Phillips discussed the importance of being a post service officer. He emphasized the importance of the service officer’s role in the community and post. The PSO is a valuable asset to the post and is a great instrument for membership enrollments.

The training was very well received by the PSOs. Harvey Briggs, PSO from Gelsenkirchen, GE, expressed his feelings with the comment. “This is good training! There is so much positive energy in this group. You can feel it!”

Phillips is already feeling the effects of the better training of PSOs – his workload is increasing. Since the word has gotten out that knowledgeable PSOs are locally available to assist veterans with claims, there has been a substantial increase in claim submissions.

As DSO, he reviews each claim submission sent by PSOs before they go to VA. The “second set of eyes” on the forms minimizes minor errors that could delay adjudication.
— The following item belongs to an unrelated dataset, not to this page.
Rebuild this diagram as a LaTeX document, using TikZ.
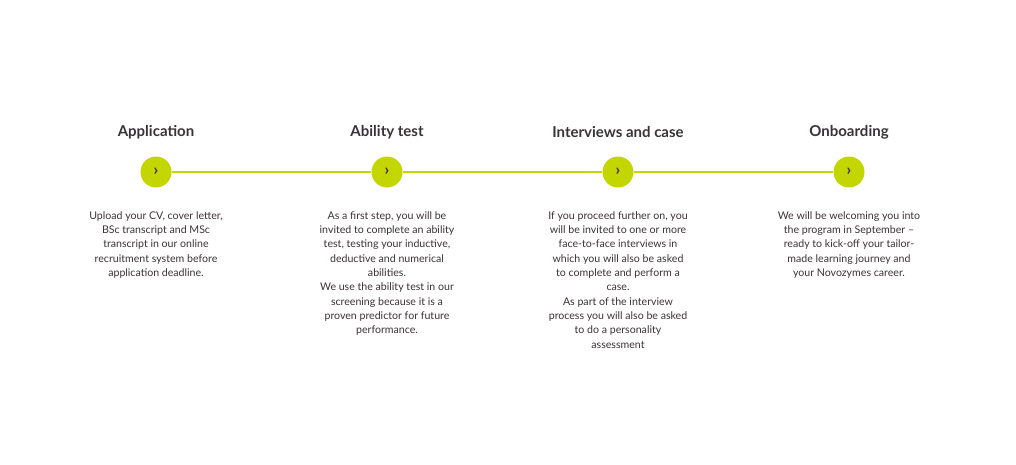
\documentclass[tikz,border=0pt]{standalone}
\usepackage{fontspec}
\setmainfont{Lato}
\definecolor{lime}{HTML}{C4D600}
\definecolor{txt}{HTML}{3A3236}
\begin{document}
\begin{tikzpicture}[x=1pt,y=-1pt,
  dot/.style={circle,fill=lime,minimum size=31pt,inner sep=0pt,text=txt,font=\bfseries\fontsize{16}{16}\selectfont},
  ttl/.style={text=txt,font=\bfseries\fontsize{15}{18}\selectfont},
  body/.style={text=txt,align=center,anchor=north,font=\fontsize{10.6}{14.3}\selectfont}]
\useasboundingbox (0,0) rectangle (1016,464);
\foreach \n/\x in {a/156,b/387,c/618,d/849}{\node[dot] (\n) at (\x,172) {›};}
\draw[lime,line width=1.3pt] (a) -- (b) (b) -- (c) (c) -- (d);
\node[ttl] (ta) at (156,132) {Application};
\node[ttl] (tb) at (387,132) {Ability test};
\node[ttl] (tc) at (618,132) {Interviews and case};
\node[ttl] (td) at (849,132) {Onboarding};
\node[body] (ba) at (156,208) {Upload your CV, cover letter,\\BSc transcript and MSc\\transcript in our online\\recruitment system before\\application deadline.};
\node[body] (bb) at (387,208) {As a first step, you will be\\invited to complete an ability\\test, testing your inductive,\\deductive and numerical\\abilities.\\We use the ability test in our\\screening because it is a\\proven predictor for future\\performance.};
\node[body] (bc) at (618,208) {If you proceed further on, you\\will be invited to one or more\\face-to-face interviews in\\which you will also be asked\\to complete and perform a\\case.\\As part of the interview\\process you will also be asked\\to do a personality\\assessment};
\node[body] (bd) at (849,208) {We will be welcoming you into\\the program in September --\\ready to kick-off your tailor-\\made learning journey and\\your Novozymes career.};
\end{tikzpicture}
\end{document}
“Previously it was primarily retired soldiers and older veterans who submitted claims. Now, we are getting an increase in active-duty reserve soldiers. Especially those nearing retirement are talking with us and starting to get their information together for a claim,” Phillips expressed.

“The biggest selling point for us is that claims are being adjudicated and that veterans and soldiers are getting disability payments in a timely manner,” he stated. He explained that such success stories move through the retired soldier and active-duty community very fast. This, of course, brings in additional “customers” with their questions and claims.

He was also quick to mention that the services are available to all veterans who request assistance. He reminded all PSOs of this fact.

“You can tell them that you are an American Legion PSO, but they are not required to be a Legion member to get your help,” stated Phillips. “Of course, if they express a desire to join, you can certainly assist them with that procedure.”

Department Vice Commander Dennis Owens attended the training and was impressed. “With this advanced training, I can apply for my VA disabilities the smart way, and we can actually do what The American Legion is best at - veterans helping veterans. I am looking forward to using this new information.”

Harvey Briggs also felt good about the training. “This is amazing and it inspired the he-- out of me! I left feeling like I wanted to pull in every vet I see and get them compensation. I truly enjoyed the classes.”

The training was completed Sunday afternoon. It appeared that everyone had learned much about the claims process, and how they could better assist veterans with this process. All who attended returned to their home posts with an expanded knowledge base, and with an increased desire to assist fellow veterans.

This advanced level of training will be offered again, hopefully in the spring of 2019.